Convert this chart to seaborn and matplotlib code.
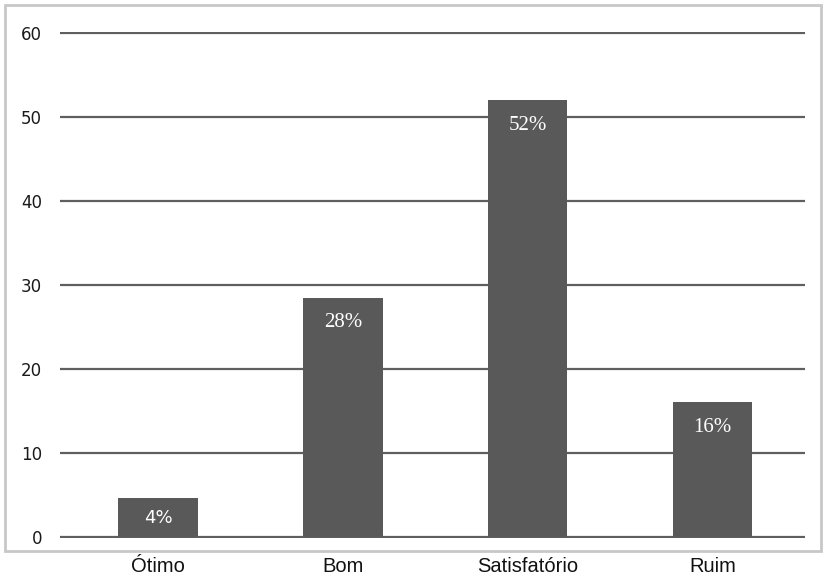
import matplotlib
matplotlib.use("Agg")
import matplotlib.pyplot as plt
import matplotlib.patches as mpatches
import seaborn as sns
import pandas as pd

# data
categorias = ["Ótimo", "Bom", "Satisfatório", "Ruim"]
valores = [4.6, 28.5, 52, 16]
rotulos = ["4%", "28%", "52%", "16%"]
yticks = [0, 10, 20, 30, 40, 50, 60]

sns.set_style("white")

df = pd.DataFrame({"categoria": categorias, "valor": valores})

fig = plt.figure(figsize=(8.23, 5.79), dpi=100)
ax = fig.add_axes([60 / 823, 1 - 538 / 579, 745 / 823, 506 / 579])

sns.barplot(data=df, x="categoria", y="valor", color="#595959", width=0.43,
            saturation=1, linewidth=0, ax=ax, zorder=3)

ax.set_ylim(-0.15, 60.15)
ax.set_xlim(-0.53, 3.5)
ax.set_yticks(yticks)
ax.yaxis.grid(True, color="#5f5f5f", linewidth=1.6, zorder=0)
ax.set_axisbelow(True)
for s in ax.spines.values():
    s.set_visible(False)
ax.set_xlabel("")
ax.set_ylabel("")
ax.tick_params(axis="y", length=0, pad=13, labelsize=12, labelcolor="#1a1a1a")
ax.tick_params(axis="x", length=0, pad=14, labelcolor="#111111")
for t in ax.get_yticklabels():
    t.set_fontfamily("DejaVu Sans")
for t in ax.get_xticklabels():
    t.set_fontfamily("Liberation Sans")
    t.set_fontsize(14.5)

# labels inside the bars
cont = ax.containers[0]
txts = ax.bar_label(cont, labels=rotulos, padding=-25, color="white", fontsize=15,
                    family="Liberation Serif")
# the short first bar keeps its label a bit higher, in a sans font
txts[0].set_fontfamily("DejaVu Sans")
txts[0].set_fontsize(13)
txts[0].xyann = (0, -21)

# light gray frame around the chart area
fig.patches.append(mpatches.Rectangle((5 / 823, 1 - 551 / 579), 816 / 823, 546 / 579,
                                      transform=fig.transFigure, fill=False,
                                      edgecolor="#c8c8c8", linewidth=2))

fig.savefig("out.png", dpi=100)
plt.close(fig)
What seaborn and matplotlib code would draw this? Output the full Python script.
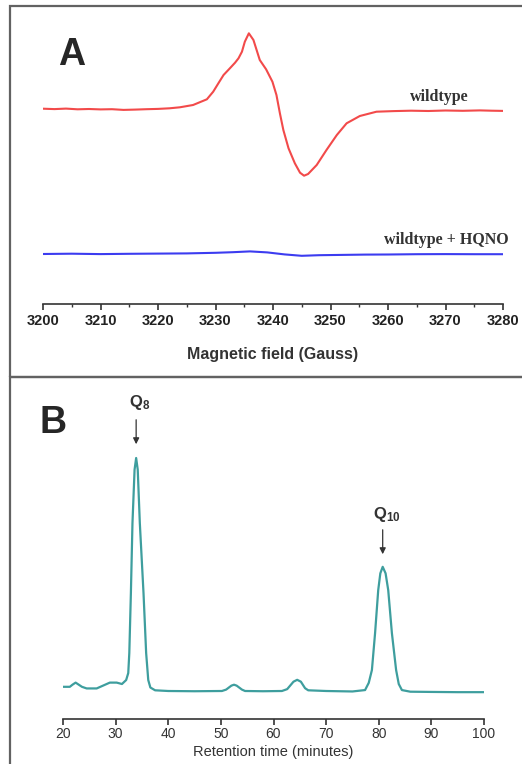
import pandas as pd
import matplotlib.pyplot as plt
import seaborn as sns
from matplotlib.patches import Rectangle
from matplotlib.ticker import MultipleLocator

# Panel A: EPR spectra (arbitrary units)
field_wt = [3200, 3202, 3204, 3206, 3208, 3210, 3212, 3214, 3216, 3218, 3220, 3222,
            3223.8, 3226.1, 3228.5, 3229.6, 3230.5, 3231.4, 3232.5, 3233.4, 3234.0, 3234.6,
            3235.1, 3235.8, 3236.6, 3237.7, 3238.8, 3239.9, 3240.6, 3241.2, 3241.8, 3242.7,
            3243.8, 3244.7, 3245.4, 3246.1, 3247.6, 3249.3, 3251.1, 3252.8, 3255.1, 3258.0,
            3261, 3264, 3267, 3270, 3273, 3276, 3278, 3280]
signal_wt = [0.8, 0.4, 0.9, 0.2, 0.5, 0.1, 0.3, -0.4, -0.1, 0.3, 0.6, 1.2,
             2.2, 4.5, 10.2, 17.8, 26.2, 34.5, 41.2, 46.8, 51.2, 57.8,
             67.8, 76.2, 69.5, 49.5, 40.2, 27.8, 14.5, -3.8, -20.5, -38.8,
             -53.8, -63.2, -66.2, -64.5, -55.5, -40.5, -25.5, -13.8, -6.5, -2.2,
             -1.6, -1.2, -1.5, -1.0, -1.3, -0.9, -1.2, -1.4]

field_hqno = [3200, 3205, 3210, 3215, 3220, 3225, 3230, 3233, 3236, 3239, 3242, 3245,
              3248, 3252, 3256, 3260, 3265, 3270, 3275, 3280]
signal_hqno = [0.0, 0.3, -0.1, 0.2, 0.4, 0.6, 1.2, 1.8, 2.6, 1.6, -0.4, -1.8,
               -1.2, -0.9, -0.6, -0.5, -0.2, -0.1, -0.2, -0.2]

# Panel B: HPLC chromatogram (relative absorbance, Q8 = 100)
time_min = [19.8, 21.3, 21.8, 22.4, 23.0, 23.6, 24.5, 26.4, 27.4, 28.9, 30.2, 31.2, 32.0,
            32.4, 32.6, 32.9, 33.2, 33.6, 33.9, 34.2, 34.6, 35.3, 35.8, 36.2, 36.6, 37.5,
            40, 45, 50.2, 51.0, 52.0, 52.5, 53.0, 54.0, 54.6, 58, 61.6, 62.6, 63.8, 64.5,
            65.2, 66.0, 66.6, 70, 75, 77.4, 78.1, 78.7, 79.3, 79.9, 80.3, 80.75, 81.3,
            81.8, 82.5, 83.3, 83.8, 84.4, 86, 90, 95, 100]
absorbance = [1.8, 1.8, 2.7, 3.6, 2.7, 1.8, 1.1, 1.1, 2.1, 3.6, 3.6, 3.0, 4.7,
              7.7, 16.3, 42, 72, 95, 100, 95, 72, 42, 16.3, 4.7, 1.5, 0.3,
              0, -0.1, 0, 0.6, 2.3, 2.7, 2.3, 0.6, 0, -0.1, 0, 0.8, 4.0, 4.8,
              4.0, 1.2, 0.3, 0, -0.2, 0.4, 3.5, 9, 24.8, 43.3, 50.5, 53.3, 50.5,
              43.3, 24.8, 9, 3.0, 0.4, -0.3, -0.4, -0.5, -0.5]

peak_labels = ["Q$_8$", "Q$_{10}$"]
peak_times = [33.9, 80.75]

sns.set_style("white")
plt.rcParams["font.family"] = ["Liberation Sans", "DejaVu Sans"]
plt.rcParams["mathtext.default"] = "regular"

W, H = 522, 764
fig = plt.figure(figsize=(W / 100, H / 100), dpi=100)


def px_box(left, top, right, bottom):
    return [left / W, 1 - bottom / H, (right - left) / W, (bottom - top) / H]


# panel frames
frame_col = "#626262"
fig.add_artist(Rectangle((10 / W, 1 - 377 / H), 1.2, 371 / H, transform=fig.transFigure,
                         fill=False, ec=frame_col, lw=1.6))
fig.add_artist(Rectangle((10 / W, -0.05), 1.2, 0.05 + 1 - 377 / H, transform=fig.transFigure,
                         fill=False, ec=frame_col, lw=1.6))

# ---- Panel A ----
axA = fig.add_axes(px_box(43, 20, 503, 304))
axA.patch.set_alpha(0)
sns.lineplot(x=field_wt, y=[s + 194.5 for s in signal_wt], ax=axA, color="#f24a4a", lw=1.5)
sns.lineplot(x=field_hqno, y=[s + 50 for s in signal_hqno], ax=axA, color="#3c3cf0", lw=1.5)
axA.set_xlim(3200, 3280)
axA.set_ylim(0, 284)
axA.xaxis.set_major_locator(MultipleLocator(10))
axA.xaxis.set_minor_locator(MultipleLocator(5))
axA.set_yticks([])
for s in ["top", "right", "left"]:
    axA.spines[s].set_visible(False)
axA.spines["bottom"].set_color("#333333")
axA.spines["bottom"].set_linewidth(1.2)
axA.tick_params(axis="x", which="major", bottom=True, length=4, width=1.2, color="#333333",
                pad=3, labelsize=10.5, labelcolor="#222222")
axA.tick_params(axis="x", which="minor", bottom=True, length=2.5, width=1.0, color="#333333")
for lab in axA.get_xticklabels():
    lab.set_fontweight("bold")
axA.set_xlabel("Magnetic field (Gauss)", fontsize=11.5, fontweight="bold", color="#333333")
axA.xaxis.label.set_va("center")
axA.xaxis.set_label_coords(0.5, -(354 - 304) / 284)
axA.text(3269.0, 207, "wildtype", ha="center", va="center", fontsize=11.5,
         fontweight="bold", family=["Liberation Serif"], color="#333333")
axA.text(3270.1, 64, "wildtype + HQNO", ha="center", va="center", fontsize=11.5,
         fontweight="bold", family=["Liberation Serif"], color="#333333")
fig.text(72 / W, 1 - 55 / H, "A", fontsize=27, fontweight="bold", ha="center", va="center")

# ---- Panel B ----
axB = fig.add_axes(px_box(63, 400, 484, 719))
axB.patch.set_alpha(0)
df = pd.DataFrame({"time": time_min, "abs": absorbance})
sns.lineplot(data=df, x="time", y="abs", ax=axB, color="#3e9e9e", lw=1.6)
axB.set_xlim(20, 100)
axB.set_ylim(-(719 - 691) / 2.33, (691 - 400) / 2.33)
axB.xaxis.set_major_locator(MultipleLocator(10))
axB.set_yticks([])
axB.set_ylabel("")
for s in ["top", "right", "left"]:
    axB.spines[s].set_visible(False)
axB.spines["bottom"].set_color("#333333")
axB.spines["bottom"].set_linewidth(1.2)
axB.tick_params(axis="x", bottom=True, length=4, width=1.2, color="#333333", pad=2,
                labelsize=10, labelcolor="#333333")
axB.set_xlabel("Retention time (minutes)", fontsize=10.5, color="#333333")
axB.xaxis.label.set_va("center")
axB.xaxis.set_label_coords(0.5, -(752 - 719) / 319)

label_y = [(691 - 402) / 2.33, (691 - 515) / 2.33]
arrow_top = [(691 - 417) / 2.33, (691 - 527) / 2.33]
arrow_tip = [(691 - 447) / 2.33, (691 - 557) / 2.33]
for lab, t, ly, at, ab in zip(peak_labels, peak_times, label_y, arrow_top, arrow_tip):
    axB.text(t + 0.7, ly, lab, ha="center", va="center", fontsize=12, fontweight="bold",
             color="#333333")
    axB.annotate("", xy=(t, ab), xytext=(t, at),
                 arrowprops=dict(arrowstyle="-|>", color="#333333", lw=0.9, mutation_scale=9))
fig.text(53 / W, 1 - 423 / H, "B", fontsize=27, fontweight="bold", ha="center", va="center")

fig.savefig("out.png", dpi=100)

### Instructions to follow
Write out again exactly the lines from the start of the data above through the line containing "txts[0].xyann = (0, -21)", inclusive, excluding any pictures.

### Completed exercise
Convert this chart to seaborn and matplotlib code.
import matplotlib
matplotlib.use("Agg")
import matplotlib.pyplot as plt
import matplotlib.patches as mpatches
import seaborn as sns
import pandas as pd

# data
categorias = ["Ótimo", "Bom", "Satisfatório", "Ruim"]
valores = [4.6, 28.5, 52, 16]
rotulos = ["4%", "28%", "52%", "16%"]
yticks = [0, 10, 20, 30, 40, 50, 60]

sns.set_style("white")

df = pd.DataFrame({"categoria": categorias, "valor": valores})

fig = plt.figure(figsize=(8.23, 5.79), dpi=100)
ax = fig.add_axes([60 / 823, 1 - 538 / 579, 745 / 823, 506 / 579])

sns.barplot(data=df, x="categoria", y="valor", color="#595959", width=0.43,
            saturation=1, linewidth=0, ax=ax, zorder=3)

ax.set_ylim(-0.15, 60.15)
ax.set_xlim(-0.53, 3.5)
ax.set_yticks(yticks)
ax.yaxis.grid(True, color="#5f5f5f", linewidth=1.6, zorder=0)
ax.set_axisbelow(True)
for s in ax.spines.values():
    s.set_visible(False)
ax.set_xlabel("")
ax.set_ylabel("")
ax.tick_params(axis="y", length=0, pad=13, labelsize=12, labelcolor="#1a1a1a")
ax.tick_params(axis="x", length=0, pad=14, labelcolor="#111111")
for t in ax.get_yticklabels():
    t.set_fontfamily("DejaVu Sans")
for t in ax.get_xticklabels():
    t.set_fontfamily("Liberation Sans")
    t.set_fontsize(14.5)

# labels inside the bars
cont = ax.containers[0]
txts = ax.bar_label(cont, labels=rotulos, padding=-25, color="white", fontsize=15,
                    family="Liberation Serif")
# the short first bar keeps its label a bit higher, in a sans font
txts[0].set_fontfamily("DejaVu Sans")
txts[0].set_fontsize(13)
txts[0].xyann = (0, -21)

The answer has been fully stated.